Every RAID configuration is a little different in the way that it operates and the way that it provides information about the status of that RAID array. You want to go into the software that determines how the RAID array is performing to see exactly what the status might be. You might be able to tell very easily if the RAID is working properly or not, or you may be able to identify very quickly which exact disk might be having a problem in this entire array.
If you do have a bad drive then the process to resolve the problem is going to be different depending on what type of RAID you are using. If using RAID 0 then you have two or more disks that are going to be used in that array, and any single drive failure is going to break the entire array, and you’re going to lose that data.

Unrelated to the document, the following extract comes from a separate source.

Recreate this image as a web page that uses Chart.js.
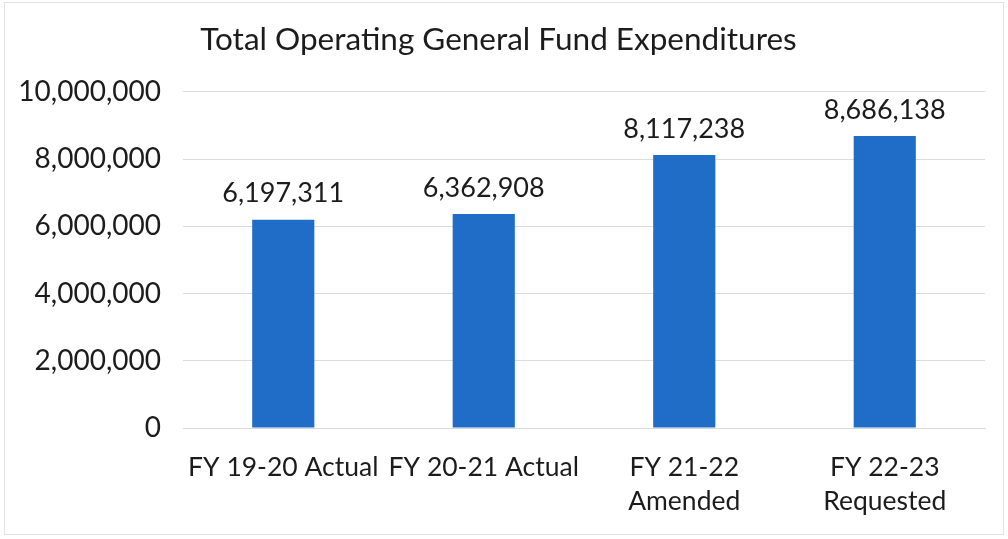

The only way to recover from RAID 0 is then to replace the bad drive and restore everything from a backup. If you’re running RAID 1 you, of course, are running two or more disks, and the RAID will continue to work even if you have a drive go bad. That’s because, with RAID 1, your information is mirrored. To resolve the issue all you need to do is replace the bad drive, and the good drive will copy over and sync up everything that’s on that new drive.

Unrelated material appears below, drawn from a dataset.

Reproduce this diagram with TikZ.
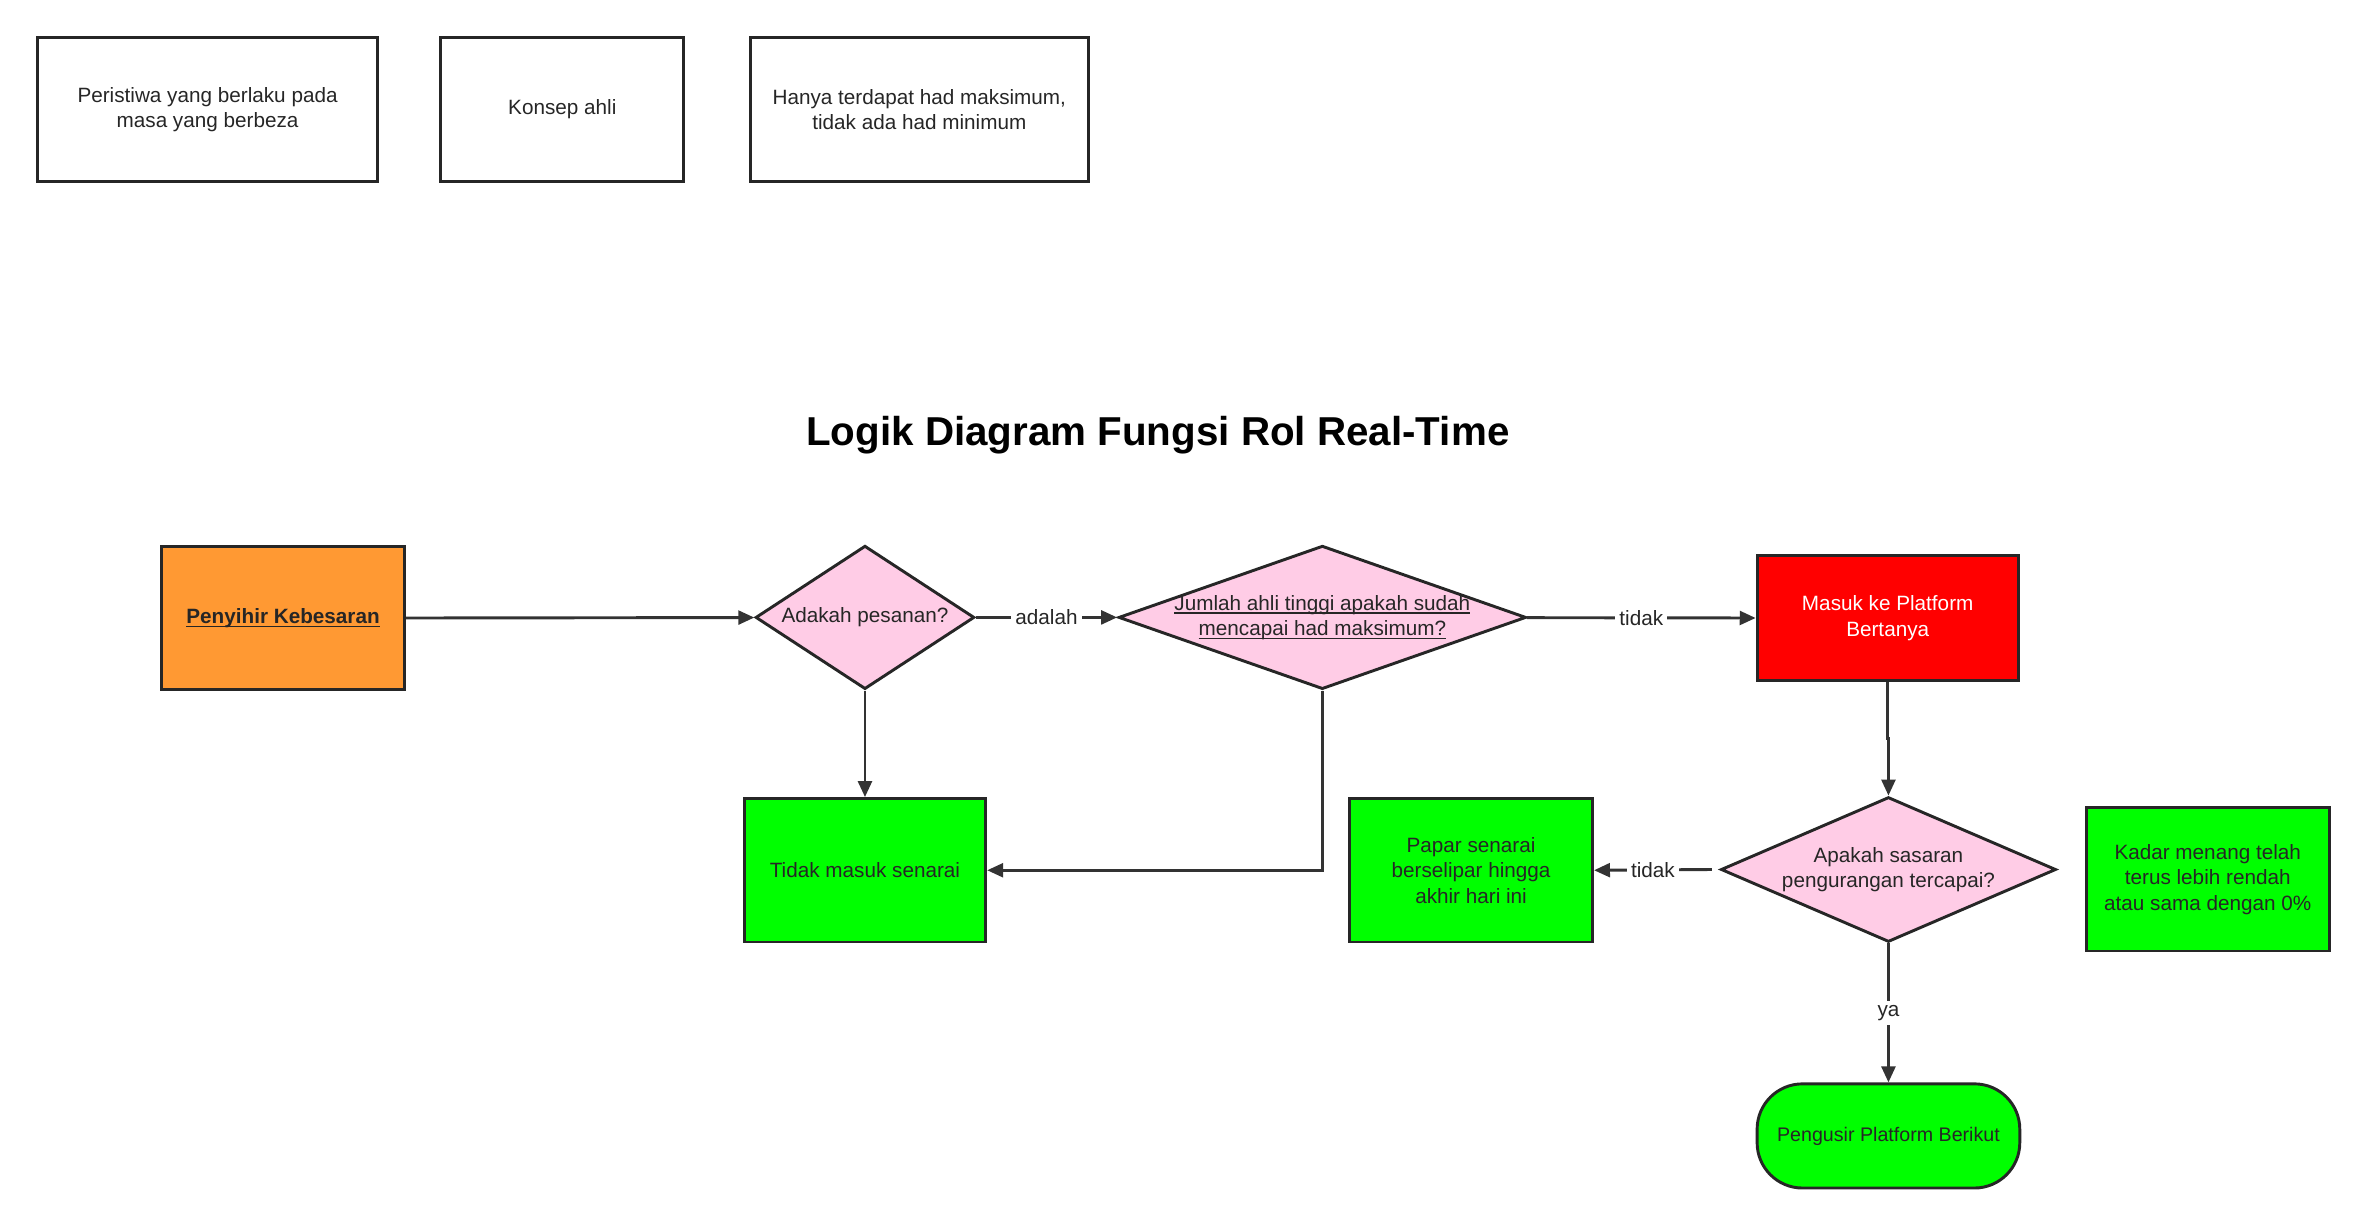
\documentclass[tikz,border=0pt]{standalone}
\usepackage{fontspec}
\setmainfont{Liberation Sans}
\usetikzlibrary{arrows.meta,positioning,shapes.geometric,calc}
\definecolor{pinkFill}{HTML}{FFCCE6}
\definecolor{orangeFill}{HTML}{FF9933}
\definecolor{lineGray}{HTML}{333333}
\newcommand\ulText[1]{\setbox0\hbox{#1}\rlap{\rule[-0.7pt]{\wd0}{0.25pt}}\box0}
\begin{document}
\begin{tikzpicture}[x=0.01cm,y=-0.01cm,
				line width=0.55pt,
				every node/.style={font=\fontsize{3.9}{4.8}\selectfont, align=center, text=black!85},
				sz/.style 2 args={minimum width=#1*0.01cm, minimum height=#2*0.01cm},
				note/.style={draw=black!85,rectangle,inner sep=0pt},
				process/.style={draw=black!85,rectangle,inner sep=0pt},
				choice/.style={draw=black!85,diamond,aspect=1.5,fill=pinkFill,inner sep=0pt},
				flow/.style={draw=lineGray,-{Triangle[length=3pt,width=2.6pt]}},
				lbl/.style={fill=white,inner sep=0.8pt}]
			\useasboundingbox (0,0) rectangle (1568,812);
			% notes at the top
			\node [note, sz={225}{95}] (n1) at (137.5,72.5) {Peristiwa yang berlaku pada\\masa yang berbeza};
			\node [note, sz={161}{95}] (n2) at (372.5,72.5) {Konsep ahli};
			\node [note, sz={224}{95}] (n3) at (609,72.5) {Hanya terdapat had maksimum,\\tidak ada had minimum};
			\node [font=\fontsize{7.6}{9}\selectfont\bfseries, text=black] (title) at (767,288) {Logik Diagram Fungsi Rol Real-Time};
			% flow
			\node [process, fill=orangeFill, sz={161}{95}, font=\fontsize{3.9}{4.8}\selectfont\bfseries] (start) at (187.5,409.5) {\ulText{Penyihir Kebesaran}};
			\node [choice, sz={145}{95}] (order) at (573,409) {Adakah pesanan?};
			\node [choice, aspect=2.84, sz={270}{95}] (limit) at (876,409) {};
			\node (limitText) at (limit) {\ulText{Jumlah ahli tinggi apakah sudah}\\\ulText{mencapai had maksimum?}};
			\node [process, fill=red, sz={173}{83}, text=white] (enter) at (1250.5,409.5) {Masuk ke Platform\\Bertanya};
			\node [process, fill=green, sz={160}{95}] (notlisted) at (573,576.5) {Tidak masuk senarai};
			\node [process, fill=green, sz={161}{95}] (show) at (974.5,576.5) {Papar senarai\\berselipar hingga\\akhir hari ini};
			\node [choice, aspect=2.31, sz={222}{96}] (target) at (1251,576) {};
			\node (targetText) at (target) {Apakah sasaran\\pengurangan tercapai?};
			\node [process, fill=green, sz={161}{95}] (rate) at (1462.5,582.5) {Kadar menang telah\\terus lebih rendah\\atau sama dengan 0\%};
			\node [draw=black!85, fill=green, rounded corners=0.3cm, sz={174}{69}, inner sep=0pt, font=\fontsize{3.7}{4.6}\selectfont] (next) at (1251,752.5) {Pengusir Platform Berikut};
			% connectors
			\draw [flow] (start) -- (order);
			\draw [flow] (order) -- node [lbl] {adalah} (limit);
			\draw [flow] (limit) -- node [lbl] {tidak} (enter);
			\draw [flow] (enter.south) |- ($(enter.south)!0.5!(target.north)$) -| (target.north);
			\draw [flow] (order.south) -- (notlisted.north);
			\draw [flow] (limit.south) |- (notlisted.east);
			\draw [flow] ([xshift=-0.05cm]target.west) -- node [lbl] {tidak} (show.east);
			\draw [flow] (target.south) -- node [lbl] {ya} (next.north);
		\end{tikzpicture}
\end{document}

If you’re running RAID 5 then you’re using three or more disks as part of that RAID array. All drives need to be operational except for one– that means that if you do have a drive go bad, you simply pull out the bad drive and replace it, and the ray to ray will rebuild itself. And if you’re running RAID 10, or RAID 1 plus 0, That means you’re using four or more disks as part of that RAID array. You could lose all but one from each set of mirrors. RAID 1 plus 0, remember, we have RAID drives that are mirrored and we are striping across all sets of those mirrors. That means that we could lose this drive, we could lose this drive, and we could lose this drive, and because there’s a mirror for each of those, your RAID array would still be up and running if you lost those three specific drives.

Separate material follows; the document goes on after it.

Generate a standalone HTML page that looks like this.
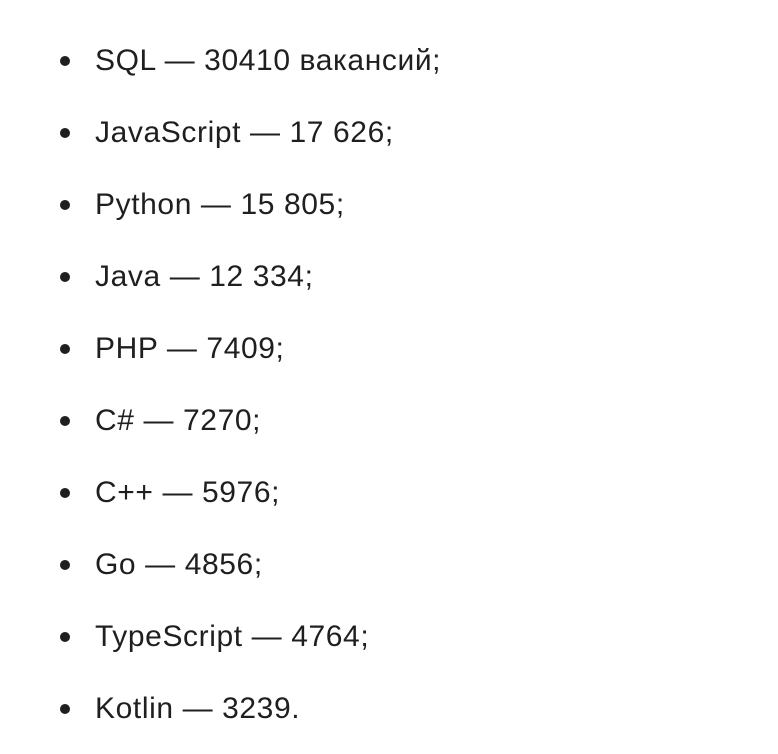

Sometimes it’s your storage subsystem that is causing your operating system to either stop completely or cause extensive delays. You might see a Windows stop error– like this one here– or you might have the Apple spinning wait cursor that’s on your screen. This would indicate that your hard drive is having problems reading or writing information, so you want to make sure you have a backup and that you can perform a diagnostics of that storage device. One way to get some insight about how your drive is operating is by using SMART, or S-M-A-R-T. It stands for Self-Monitoring Analysis and Reporting Technology, and this is a function that’s built into a number of the drives that we use today. You can see an example of some of these smart attributes– the raw read error rate, a spin up time, a start/stop count, a seek error rate, a load cycle count– and I can see all of the statistics that are associated with each one of those variables on my hard drive. This is a way that you can help avoid the type of hardware failure when a device is slowly degrading over time. These smart errors can give you a little bit of a heads up so you know what drive to replace before it fails completely. You might want to schedule some disk checks. This is built into most RAID arrays so that it can check all of the different SMART statistics and tell you where a problem might be recurring. If you find that there is a problem with some of these drives you can then remove that drive and replace it before it actually fails, and sometimes that is the difference between having all of the data intact on your RAID array or losing everything and needing to recover from a backup.